Sunsara Taylor is calling attention to a growing movement within fundamentalist Christianity that is sounding pretty frightening, taking the "Onward Christian Soldiers" theme to new heights with the new "Battle Cry" effort by Ron Luce.
My first inclination is to believe that it is paranoid to worry about violence growing out of this movement. I grew up with Christian battle talk, and it was always about battling evil in your own heart, battling for people's minds and hearts, etc. And if you go to the Teen Mania website, you find pretty innocuous material there (I even joined so I could look at members only sections). The worst thing I could find was advice to teachers on how to get Christian books into their school libraries.
But here's what gives me pause: kids all across the social spectrum are different now than they were when I was a kid 30-40 years ago. More of them seem more willing to engage in violence. It seems obvious to me that this trend would also touch the Christian community, as every other trend appears to do. Add to that the horrors of anti-abortion killers and Timothy McVeigh and I can see where there is room to be nervous. While I believe most of the youth involved in this movement likely see war as a metaphor (though Taylor does not believe it is a metaphor), I fear others will, like Muslim extremists, take it literally. Hence, I think we should look at some of what Taylor is calling to our attention.

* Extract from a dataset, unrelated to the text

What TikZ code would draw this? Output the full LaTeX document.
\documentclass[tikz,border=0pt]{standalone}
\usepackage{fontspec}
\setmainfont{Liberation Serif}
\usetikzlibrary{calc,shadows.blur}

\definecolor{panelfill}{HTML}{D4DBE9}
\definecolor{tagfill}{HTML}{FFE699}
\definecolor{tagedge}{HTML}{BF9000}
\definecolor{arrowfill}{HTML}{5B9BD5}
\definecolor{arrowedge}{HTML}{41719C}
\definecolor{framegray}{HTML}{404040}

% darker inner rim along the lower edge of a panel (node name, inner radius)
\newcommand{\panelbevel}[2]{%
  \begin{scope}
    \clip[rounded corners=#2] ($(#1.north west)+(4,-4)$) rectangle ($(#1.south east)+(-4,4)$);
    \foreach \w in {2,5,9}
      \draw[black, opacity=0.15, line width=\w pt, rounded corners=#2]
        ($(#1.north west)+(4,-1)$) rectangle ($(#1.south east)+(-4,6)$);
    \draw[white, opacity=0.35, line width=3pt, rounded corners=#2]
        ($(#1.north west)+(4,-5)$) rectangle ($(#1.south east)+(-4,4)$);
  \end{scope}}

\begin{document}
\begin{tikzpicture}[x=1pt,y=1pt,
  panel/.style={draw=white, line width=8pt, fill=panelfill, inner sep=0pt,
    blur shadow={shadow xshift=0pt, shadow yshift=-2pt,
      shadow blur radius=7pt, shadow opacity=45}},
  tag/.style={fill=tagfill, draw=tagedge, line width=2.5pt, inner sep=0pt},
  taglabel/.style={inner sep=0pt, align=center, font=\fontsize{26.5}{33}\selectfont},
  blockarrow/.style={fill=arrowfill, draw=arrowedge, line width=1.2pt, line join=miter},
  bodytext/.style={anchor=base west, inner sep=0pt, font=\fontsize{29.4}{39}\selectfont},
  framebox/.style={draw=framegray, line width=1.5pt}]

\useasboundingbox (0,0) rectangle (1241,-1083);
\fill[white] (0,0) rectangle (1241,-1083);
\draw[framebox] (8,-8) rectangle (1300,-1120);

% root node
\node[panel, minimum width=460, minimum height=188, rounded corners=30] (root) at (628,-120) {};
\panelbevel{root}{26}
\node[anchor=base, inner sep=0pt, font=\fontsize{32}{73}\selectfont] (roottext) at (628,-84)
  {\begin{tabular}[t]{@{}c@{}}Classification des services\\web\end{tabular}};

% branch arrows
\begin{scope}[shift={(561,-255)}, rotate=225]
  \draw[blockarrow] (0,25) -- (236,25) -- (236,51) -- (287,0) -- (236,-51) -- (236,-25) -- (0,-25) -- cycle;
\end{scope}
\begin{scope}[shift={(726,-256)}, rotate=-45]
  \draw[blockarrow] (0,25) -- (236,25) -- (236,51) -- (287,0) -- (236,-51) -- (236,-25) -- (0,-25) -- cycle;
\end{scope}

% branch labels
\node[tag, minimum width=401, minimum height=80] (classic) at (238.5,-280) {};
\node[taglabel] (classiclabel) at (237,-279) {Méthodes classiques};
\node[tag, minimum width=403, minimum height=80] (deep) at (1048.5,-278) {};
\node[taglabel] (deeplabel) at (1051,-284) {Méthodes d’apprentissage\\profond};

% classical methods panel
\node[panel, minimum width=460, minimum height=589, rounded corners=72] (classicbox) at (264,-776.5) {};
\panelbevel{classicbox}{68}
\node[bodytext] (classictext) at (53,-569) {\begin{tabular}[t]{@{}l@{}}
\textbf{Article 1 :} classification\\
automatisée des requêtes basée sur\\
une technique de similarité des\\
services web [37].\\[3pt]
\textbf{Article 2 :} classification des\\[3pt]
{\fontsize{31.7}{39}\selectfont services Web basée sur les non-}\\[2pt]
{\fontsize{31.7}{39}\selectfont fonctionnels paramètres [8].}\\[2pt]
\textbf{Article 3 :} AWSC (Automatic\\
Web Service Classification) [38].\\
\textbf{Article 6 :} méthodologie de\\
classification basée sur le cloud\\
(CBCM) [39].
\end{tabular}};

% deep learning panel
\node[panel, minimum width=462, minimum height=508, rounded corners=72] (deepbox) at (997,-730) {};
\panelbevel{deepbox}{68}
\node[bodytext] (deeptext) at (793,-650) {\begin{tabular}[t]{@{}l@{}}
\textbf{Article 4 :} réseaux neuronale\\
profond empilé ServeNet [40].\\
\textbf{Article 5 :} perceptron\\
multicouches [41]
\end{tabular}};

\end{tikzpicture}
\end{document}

Ron Luce, Battle Cry's leader and Teen Mania president and founder, makes clear this is not mere metaphor: "This is war. And Jesus invites us to get into the action, telling us that the violent -- the 'forceful' ones -- will lay hold of the kingdom."

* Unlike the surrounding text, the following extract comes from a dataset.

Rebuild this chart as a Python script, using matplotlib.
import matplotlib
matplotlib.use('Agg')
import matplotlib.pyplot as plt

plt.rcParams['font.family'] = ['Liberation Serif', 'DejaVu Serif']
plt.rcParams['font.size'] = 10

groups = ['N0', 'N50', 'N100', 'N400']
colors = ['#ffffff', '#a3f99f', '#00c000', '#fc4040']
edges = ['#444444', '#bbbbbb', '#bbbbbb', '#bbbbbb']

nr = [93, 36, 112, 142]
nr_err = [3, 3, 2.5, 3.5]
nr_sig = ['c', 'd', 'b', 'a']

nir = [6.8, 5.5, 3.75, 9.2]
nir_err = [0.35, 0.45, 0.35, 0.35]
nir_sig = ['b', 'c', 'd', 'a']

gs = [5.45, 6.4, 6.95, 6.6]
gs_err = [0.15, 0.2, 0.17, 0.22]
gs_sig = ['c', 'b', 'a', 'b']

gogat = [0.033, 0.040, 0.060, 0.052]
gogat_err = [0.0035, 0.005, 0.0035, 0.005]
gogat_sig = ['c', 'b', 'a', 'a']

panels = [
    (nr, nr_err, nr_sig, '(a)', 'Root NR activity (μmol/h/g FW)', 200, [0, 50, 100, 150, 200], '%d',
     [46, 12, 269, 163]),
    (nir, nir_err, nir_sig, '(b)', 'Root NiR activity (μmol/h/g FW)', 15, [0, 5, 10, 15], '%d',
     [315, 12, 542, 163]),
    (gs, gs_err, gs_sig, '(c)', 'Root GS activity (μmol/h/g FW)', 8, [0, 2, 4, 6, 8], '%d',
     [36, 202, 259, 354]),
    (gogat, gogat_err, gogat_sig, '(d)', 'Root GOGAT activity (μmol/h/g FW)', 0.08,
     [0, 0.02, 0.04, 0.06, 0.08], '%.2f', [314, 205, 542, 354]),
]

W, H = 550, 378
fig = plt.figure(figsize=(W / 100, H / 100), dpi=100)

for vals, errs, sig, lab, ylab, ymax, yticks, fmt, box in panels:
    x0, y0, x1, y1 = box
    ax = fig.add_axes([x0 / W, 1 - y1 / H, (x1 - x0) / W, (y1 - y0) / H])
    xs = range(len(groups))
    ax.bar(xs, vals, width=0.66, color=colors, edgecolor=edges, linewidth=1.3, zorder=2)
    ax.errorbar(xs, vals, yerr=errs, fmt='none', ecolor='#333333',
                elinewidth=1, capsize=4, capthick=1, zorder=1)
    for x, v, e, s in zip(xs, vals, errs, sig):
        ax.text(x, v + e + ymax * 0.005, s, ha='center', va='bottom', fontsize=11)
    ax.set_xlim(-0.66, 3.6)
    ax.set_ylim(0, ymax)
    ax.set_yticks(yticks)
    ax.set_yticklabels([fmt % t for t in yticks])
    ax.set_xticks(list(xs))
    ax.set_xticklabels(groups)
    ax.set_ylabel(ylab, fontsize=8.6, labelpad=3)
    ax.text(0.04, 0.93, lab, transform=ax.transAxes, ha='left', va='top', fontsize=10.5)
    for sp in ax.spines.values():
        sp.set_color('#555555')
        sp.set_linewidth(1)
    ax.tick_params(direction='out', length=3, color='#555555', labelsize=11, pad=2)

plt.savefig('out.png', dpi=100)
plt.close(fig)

Taylor lays out a comparison between Battle Cry's Honor Academy and Islamic fundamentalists that is sobering. She also reveals the group's links to the Bush Administration, which is even more sobering.

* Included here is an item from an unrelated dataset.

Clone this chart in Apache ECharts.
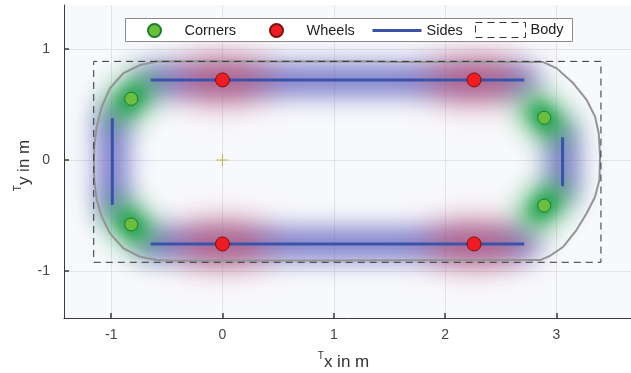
<!DOCTYPE html>
<html>
<head>
<meta charset="utf-8">
<script src="https://cdn.jsdelivr.net/npm/echarts@6/dist/echarts.min.js"></script>
<style>
  html, body { margin: 0; padding: 0; background: #ffffff; }
  #chart { width: 631px; height: 373px; }
</style>
</head>
<body>
<div id="chart"></div>
<script>
// ---- data (metres, vehicle frame) ----
const xTicks = [-1, 0, 1, 2, 3];
const yTicks = [-1, 0, 1];

// corner reference points
const cornersX = [-0.82, -0.82, 2.89, 2.89];
const cornersY = [0.55, -0.58, 0.38, -0.41];

// wheel centres
const wheelsX = [0.0, 2.26, 0.0, 2.26];
const wheelsY = [0.72, 0.72, -0.755, -0.755];

// side segments (start -> end)
const sidesX1 = [-0.645, -0.645, -0.99, 3.055];
const sidesY1 = [0.72, -0.755, 0.375, 0.205];
const sidesX2 = [2.71, 2.71, -0.99, 3.055];
const sidesY2 = [0.72, -0.755, -0.405, -0.235];

// body bounding box
const bodyX = [-1.157, 3.40];
const bodyY = [-0.92, 0.887];

// measured footprint outline (closed)
const outlineX = [-0.59, -0.2, 0.5, 1.2, 1.6, 2.2, 2.6, 2.882, 3.003, 3.152, 3.272, 3.347, 3.38, 3.392,
  3.386, 3.347, 3.272, 3.18, 3.062, 2.94, 2.853, 2.4, 1.6, 0.8, 0.0, -0.442, -0.59, -0.741, -0.891,
  -1.011, -1.085, -1.13, -1.152, -1.155, -1.152, -1.13, -1.085, -1.011, -0.891, -0.741, -0.59];
const outlineY = [0.885, 0.887, 0.886, 0.888, 0.882, 0.883, 0.882, 0.881, 0.824, 0.69, 0.54, 0.39, 0.24, 0.03,
  -0.18, -0.33, -0.479, -0.63, -0.78, -0.863, -0.9, -0.9, -0.902, -0.903, -0.904, -0.905, -0.899, -0.87, -0.794,
  -0.66, -0.51, -0.36, -0.18, 0.0, 0.12, 0.30, 0.479, 0.645, 0.78, 0.854, 0.885];

// origin marker
const originX = [0];
const originY = [0];

// ---- helpers ----
const zip = (xs, ys) => xs.map((x, i) => [x, ys[i]]);
const corners = zip(cornersX, cornersY);
const wheels = zip(wheelsX, wheelsY);
const sideSegs = sidesX1.map((x, i) => [x, sidesY1[i], sidesX2[i], sidesY2[i]]);
const outline = zip(outlineX, outlineY);
const body = [[bodyX[0], bodyY[0]], [bodyX[1], bodyY[0]], [bodyX[1], bodyY[1]], [bodyX[0], bodyY[1]], [bodyX[0], bodyY[0]]];
const bodyCx = (bodyX[0] + bodyX[1]) / 2;

// Soft halos: the shape is painted far off-canvas and only its blurred
// shadow is shifted back onto the plot.
const FAR = 3000;
function segmentHalo(width, blur, color) {
  return function (params, api) {
    const a = api.coord([api.value(0), api.value(1)]);
    const b = api.coord([api.value(2), api.value(3)]);
    return {
      type: 'line', silent: true,
      shape: { x1: a[0] + FAR, y1: a[1], x2: b[0] + FAR, y2: b[1] },
      style: { stroke: '#000', lineWidth: width, lineCap: 'round',
               shadowBlur: blur, shadowColor: color, shadowOffsetX: -FAR }
    };
  };
}
// elliptical halo; tilted along the body's rounded corner when `tilt` is set
function spotHalo(rx, ry, blur, color, tilt) {
  return function (params, api) {
    const x = api.value(0), y = api.value(1);
    const c = api.coord([x, y]);
    const s = api.size([rx, ry]);
    const rot = tilt ? -Math.sign(x - bodyCx) * Math.sign(y) * Math.PI / 4 : 0;
    return {
      type: 'ellipse', silent: true,
      x: c[0] + FAR, y: c[1], rotation: rot,
      shape: { cx: 0, cy: 0, rx: s[0], ry: s[1] },
      style: { fill: '#000', shadowBlur: blur, shadowColor: color, shadowOffsetX: -FAR }
    };
  };
}

const FONT = 'Liberation Sans, Arial, Helvetica, sans-serif';
const axisCommon = {
  type: 'value',
  axisLine: { show: true, onZero: false, lineStyle: { color: '#3a3a3a', width: 1 } },
  axisTick: { show: true, inside: true, length: 5, lineStyle: { color: '#3a3a3a', width: 1.5 } },
  axisLabel: { color: '#444', fontSize: 14, fontFamily: FONT },
  splitLine: { show: true, lineStyle: { color: '#e2e3e6', width: 1 } },
  nameLocation: 'middle',
  nameMoveOverlap: false
};
const nameRich = {
  t: { fontSize: 10, fontFamily: FONT, color: '#333', verticalAlign: 'top', lineHeight: 22 },
  v: { fontSize: 17, fontFamily: FONT, color: '#333', lineHeight: 22 }
};
const legendText = { fontSize: 14.5, fontFamily: FONT, color: '#222' };

const chart = echarts.init(document.getElementById('chart'), null, { renderer: 'canvas' });
chart.setOption({
  animation: false,
  backgroundColor: '#ffffff',
  grid: { left: 64, top: 5, right: 0, bottom: 55, show: true, backgroundColor: '#f8f9fc',
          borderWidth: 0, containLabel: false, outerBoundsMode: 'none' },
  xAxis: Object.assign({}, axisCommon, {
    min: -1.424, max: 3.67,
    axisTick: Object.assign({}, axisCommon.axisTick, { customValues: xTicks }),
    axisLabel: Object.assign({}, axisCommon.axisLabel, { customValues: xTicks, margin: 10 }),
    name: '{t|T}{v|x in m}', nameGap: 33,
    nameTextStyle: { fontFamily: FONT, color: '#333', padding: [0, 8, 0, 0], rich: nameRich }
  }),
  yAxis: Object.assign({}, axisCommon, {
    min: -1.421, max: 1.394,
    axisTick: Object.assign({}, axisCommon.axisTick, { customValues: yTicks }),
    axisLabel: Object.assign({}, axisCommon.axisLabel, { customValues: yTicks, margin: 14 }),
    name: '{t|T}{v|y in m}', nameGap: 29, nameRotate: 90,
    nameTextStyle: { fontFamily: FONT, color: '#333', padding: [0, 8, 0, 0], rich: nameRich }
  }),
  graphic: [{
    type: 'rect', z: 3, silent: true,
    shape: { x: 125.5, y: 18.5, width: 447, height: 23 },
    style: { fill: '#ffffff', stroke: '#8a8a8a', lineWidth: 1 }
  }],
  legend: [
    { data: ['Corners'], left: 147, top: 23, padding: 0, itemWidth: 50, itemHeight: 13,
      textStyle: legendText, selectedMode: false },
    { data: ['Wheels'], left: 269, top: 23, padding: 0, itemWidth: 50, itemHeight: 13,
      textStyle: legendText, selectedMode: false },
    { data: [{ name: 'Sides', icon: 'line',
               itemStyle: { color: '#3a52a8', borderColor: '#3a52a8', borderWidth: 3 } }],
      left: 371, top: 23, padding: 0, itemWidth: 49, itemHeight: 13, symbolKeepAspect: false,
      textStyle: legendText, selectedMode: false },
    { data: [{ name: 'Body', icon: 'rect',
               itemStyle: { color: 'rgba(0,0,0,0)', borderColor: '#333', borderWidth: 1, borderType: [7, 5] } }],
      left: 475, top: 22, padding: 0, itemWidth: 50, itemHeight: 15, symbolKeepAspect: false,
      textStyle: legendText, selectedMode: false }
  ],
  series: [
    // halos
    { type: 'custom', name: 'sideHalo', z: 1, data: sideSegs, renderItem: segmentHalo(28, 26, 'rgba(72,72,180,0.8)') },
    { type: 'custom', name: 'wheelHalo', z: 1, data: wheels, renderItem: spotHalo(0.42, 0.18, 34, 'rgba(214,68,85,0.66)') },
    { type: 'custom', name: 'cornerHalo', z: 1, data: corners, renderItem: spotHalo(0.28, 0.15, 28, 'rgba(20,160,60,0.85)', true) },
    { type: 'custom', name: 'cornerCore', z: 1, data: corners, renderItem: spotHalo(0.14, 0.09, 14, 'rgba(10,155,60,0.7)', true) },
    // footprint outline
    { type: 'line', name: 'outline', z: 2, data: outline, symbol: 'none', silent: true,
      lineStyle: { color: '#949494', width: 2 } },
    // body box
    { type: 'line', name: 'Body', z: 2, data: body, symbol: 'none', silent: true,
      lineStyle: { color: '#333333', width: 1, type: [7, 5] }, itemStyle: { color: '#333333' } },
    // sides
    ...sideSegs.map(s => ({
      type: 'line', name: 'Sides', z: 4, data: [[s[0], s[1]], [s[2], s[3]]], symbol: 'none', silent: true,
      lineStyle: { color: '#3a52a8', width: 3 }, itemStyle: { color: '#3a52a8' }
    })),
    // origin
    { type: 'scatter', name: 'origin', z: 4, data: zip(originX, originY), silent: true,
      symbol: 'path://M5.5,0H6.5V12H5.5ZM0,5.5H12V6.5H0Z', symbolSize: 12,
      itemStyle: { color: '#b2aa2a' } },
    // wheels
    { type: 'scatter', name: 'Wheels', z: 5, data: wheels, symbol: 'circle', symbolSize: 14,
      itemStyle: { color: '#ee1c24', borderColor: '#7a1010', borderWidth: 1, opacity: 1 } },
    // corners
    { type: 'scatter', name: 'Corners', z: 5, data: corners, symbol: 'circle', symbolSize: 13,
      itemStyle: { color: '#6abf3f', borderColor: '#1f7a2a', borderWidth: 1, opacity: 1 } }
  ]
});
</script>
</body>
</html>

What most of these figures have in common is their insistence that the Bible be read literally and obeyed as the inerrant word of God. And, as Ron Luce leads youth to pray, "I will keep my eyes on the battle, submitting to Your code even when I don't understand. . . . outside my comfort zone in the battle zone," it would be foolish to expect that there is any part of the Bible's literal horrors this movement would be unwilling to enforce.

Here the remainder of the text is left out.